*WORK INSTRUCTIONS:* Quote every line of the data below as it stands, omitting pictures.

*RECORDED DATA:*

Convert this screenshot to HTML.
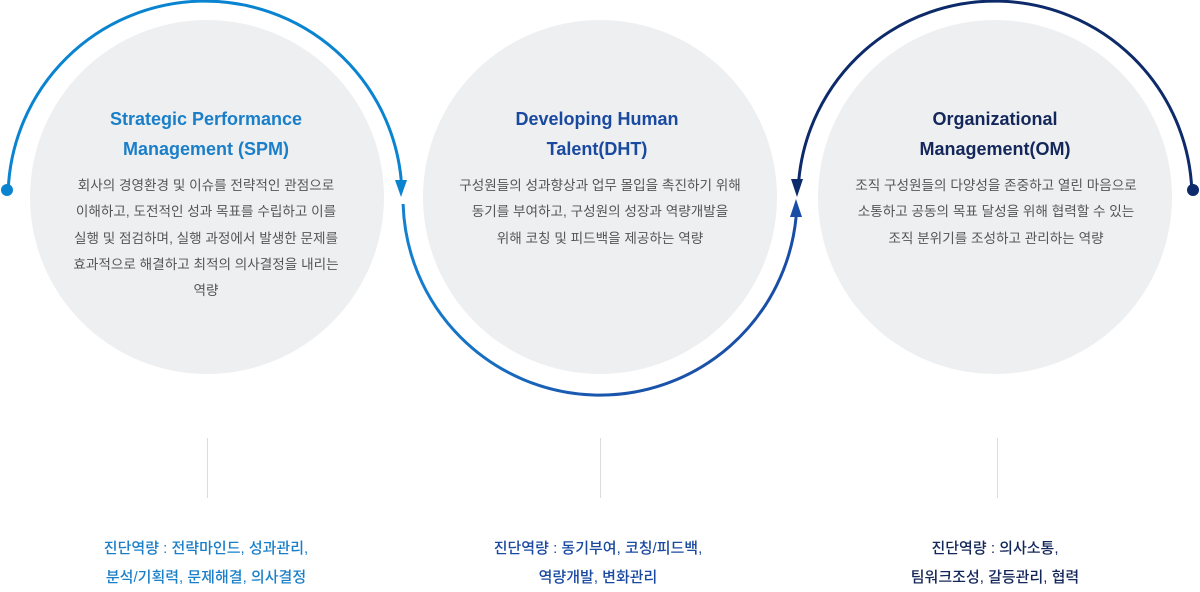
<!DOCTYPE html>
<html><head><meta charset="utf-8"><style>
body{margin:0;width:1200px;height:588px;background:#fff;position:relative;overflow:hidden;font-family:"Liberation Sans","Noto Sans CJK KR",sans-serif}
.c{position:absolute;width:354px;height:354px;border-radius:50%;background:#eeeff1;top:20px}
.t{position:absolute;width:400px;text-align:center;font-weight:bold;font-size:18px;line-height:30px;top:104px}
.b{position:absolute;width:400px;text-align:center;font-size:13.6px;line-height:26.3px;color:#555;top:173px;white-space:nowrap}
.v{position:absolute;width:1px;height:60px;background:#ddd;top:438px}
.k{position:absolute;width:400px;text-align:center;font-size:15px;font-weight:500;line-height:29px;top:534px}
</style></head><body>
<div class="c" style="left:30px"></div>
<div class="c" style="left:423px"></div>
<div class="c" style="left:818px"></div>
<svg width="1200" height="588" style="position:absolute;left:0;top:0">
<defs><linearGradient id="g" x1="0" x2="1" y1="0" y2="0"><stop offset="0" stop-color="#1580d0"/><stop offset="0.5" stop-color="#1a55ac"/><stop offset="1" stop-color="#1a4ea6"/></linearGradient></defs>
<path d="M8.2 190 A197 197 0 0 1 401.2 180" fill="none" stroke="#0a84d0" stroke-width="3"/>
<polygon points="395,180 407,180 401,197" fill="#0a84d0"/>
<circle cx="7" cy="190" r="6" fill="#0a84d0"/>
<path d="M403.1 204 A197 197 0 0 0 796.1 217" fill="none" stroke="url(#g)" stroke-width="3"/>
<polygon points="790,217 802,217 796,199" fill="#1a4ea6"/>
<path d="M1191.8 190 A197 197 0 0 0 798.8 180" fill="none" stroke="#0d2a6a" stroke-width="3"/>
<polygon points="791,179 803,179 797,197" fill="#0d2a6a"/>
<circle cx="1193" cy="190" r="6" fill="#0d2a6a"/>
</svg>
<div class="t" style="left:6px;color:#1a7fc8">Strategic Performance<br>Management (SPM)</div>
<div class="t" style="left:397px;color:#1a4aa0">Developing Human<br>Talent(DHT)</div>
<div class="t" style="left:795px;color:#14275a">Organizational<br>Management(OM)</div>
<div class="b" style="left:6px">회사의 경영환경 및 이슈를 전략적인 관점으로<br>이해하고, 도전적인 성과 목표를 수립하고 이를<br>실행 및 점검하며, 실행 과정에서 발생한 문제를<br>효과적으로 해결하고 최적의 의사결정을 내리는<br>역량</div>
<div class="b" style="left:400px">구성원들의 성과향상과 업무 몰입을 촉진하기 위해<br>동기를 부여하고, 구성원의 성장과 역량개발을<br>위해 코칭 및 피드백을 제공하는 역량</div>
<div class="b" style="left:796px">조직 구성원들의 다양성을 존중하고 열린 마음으로<br>소통하고 공동의 목표 달성을 위해 협력할 수 있는<br>조직 분위기를 조성하고 관리하는 역량</div>
<div class="v" style="left:207px"></div>
<div class="v" style="left:600px"></div>
<div class="v" style="left:997px"></div>
<div class="k" style="left:6px;color:#1a7fc8">진단역량 : 전략마인드, 성과관리,<br>분석/기획력, 문제해결, 의사결정</div>
<div class="k" style="left:398px;color:#1a4aa0">진단역량 : 동기부여, 코칭/피드백,<br>역량개발, 변화관리</div>
<div class="k" style="left:795px;color:#14275a">진단역량 : 의사소통,<br>팀워크조성, 갈등관리, 협력</div>
</body></html>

*TASK RESULT:*
Convert this screenshot to HTML.
<!DOCTYPE html>
<html><head><meta charset="utf-8"><style>
body{margin:0;width:1200px;height:588px;background:#fff;position:relative;overflow:hidden;font-family:"Liberation Sans","Noto Sans CJK KR",sans-serif}
.c{position:absolute;width:354px;height:354px;border-radius:50%;background:#eeeff1;top:20px}
.t{position:absolute;width:400px;text-align:center;font-weight:bold;font-size:18px;line-height:30px;top:104px}
.b{position:absolute;width:400px;text-align:center;font-size:13.6px;line-height:26.3px;color:#555;top:173px;white-space:nowrap}
.v{position:absolute;width:1px;height:60px;background:#ddd;top:438px}
.k{position:absolute;width:400px;text-align:center;font-size:15px;font-weight:500;line-height:29px;top:534px}
</style></head><body>
<div class="c" style="left:30px"></div>
<div class="c" style="left:423px"></div>
<div class="c" style="left:818px"></div>
<svg width="1200" height="588" style="position:absolute;left:0;top:0">
<defs><linearGradient id="g" x1="0" x2="1" y1="0" y2="0"><stop offset="0" stop-color="#1580d0"/><stop offset="0.5" stop-color="#1a55ac"/><stop offset="1" stop-color="#1a4ea6"/></linearGradient></defs>
<path d="M8.2 190 A197 197 0 0 1 401.2 180" fill="none" stroke="#0a84d0" stroke-width="3"/>
<polygon points="395,180 407,180 401,197" fill="#0a84d0"/>
<circle cx="7" cy="190" r="6" fill="#0a84d0"/>
<path d="M403.1 204 A197 197 0 0 0 796.1 217" fill="none" stroke="url(#g)" stroke-width="3"/>
<polygon points="790,217 802,217 796,199" fill="#1a4ea6"/>
<path d="M1191.8 190 A197 197 0 0 0 798.8 180" fill="none" stroke="#0d2a6a" stroke-width="3"/>
<polygon points="791,179 803,179 797,197" fill="#0d2a6a"/>
<circle cx="1193" cy="190" r="6" fill="#0d2a6a"/>
</svg>
<div class="t" style="left:6px;color:#1a7fc8">Strategic Performance<br>Management (SPM)</div>
<div class="t" style="left:397px;color:#1a4aa0">Developing Human<br>Talent(DHT)</div>
<div class="t" style="left:795px;color:#14275a">Organizational<br>Management(OM)</div>
<div class="b" style="left:6px">회사의 경영환경 및 이슈를 전략적인 관점으로<br>이해하고, 도전적인 성과 목표를 수립하고 이를<br>실행 및 점검하며, 실행 과정에서 발생한 문제를<br>효과적으로 해결하고 최적의 의사결정을 내리는<br>역량</div>
<div class="b" style="left:400px">구성원들의 성과향상과 업무 몰입을 촉진하기 위해<br>동기를 부여하고, 구성원의 성장과 역량개발을<br>위해 코칭 및 피드백을 제공하는 역량</div>
<div class="b" style="left:796px">조직 구성원들의 다양성을 존중하고 열린 마음으로<br>소통하고 공동의 목표 달성을 위해 협력할 수 있는<br>조직 분위기를 조성하고 관리하는 역량</div>
<div class="v" style="left:207px"></div>
<div class="v" style="left:600px"></div>
<div class="v" style="left:997px"></div>
<div class="k" style="left:6px;color:#1a7fc8">진단역량 : 전략마인드, 성과관리,<br>분석/기획력, 문제해결, 의사결정</div>
<div class="k" style="left:398px;color:#1a4aa0">진단역량 : 동기부여, 코칭/피드백,<br>역량개발, 변화관리</div>
<div class="k" style="left:795px;color:#14275a">진단역량 : 의사소통,<br>팀워크조성, 갈등관리, 협력</div>
</body></html>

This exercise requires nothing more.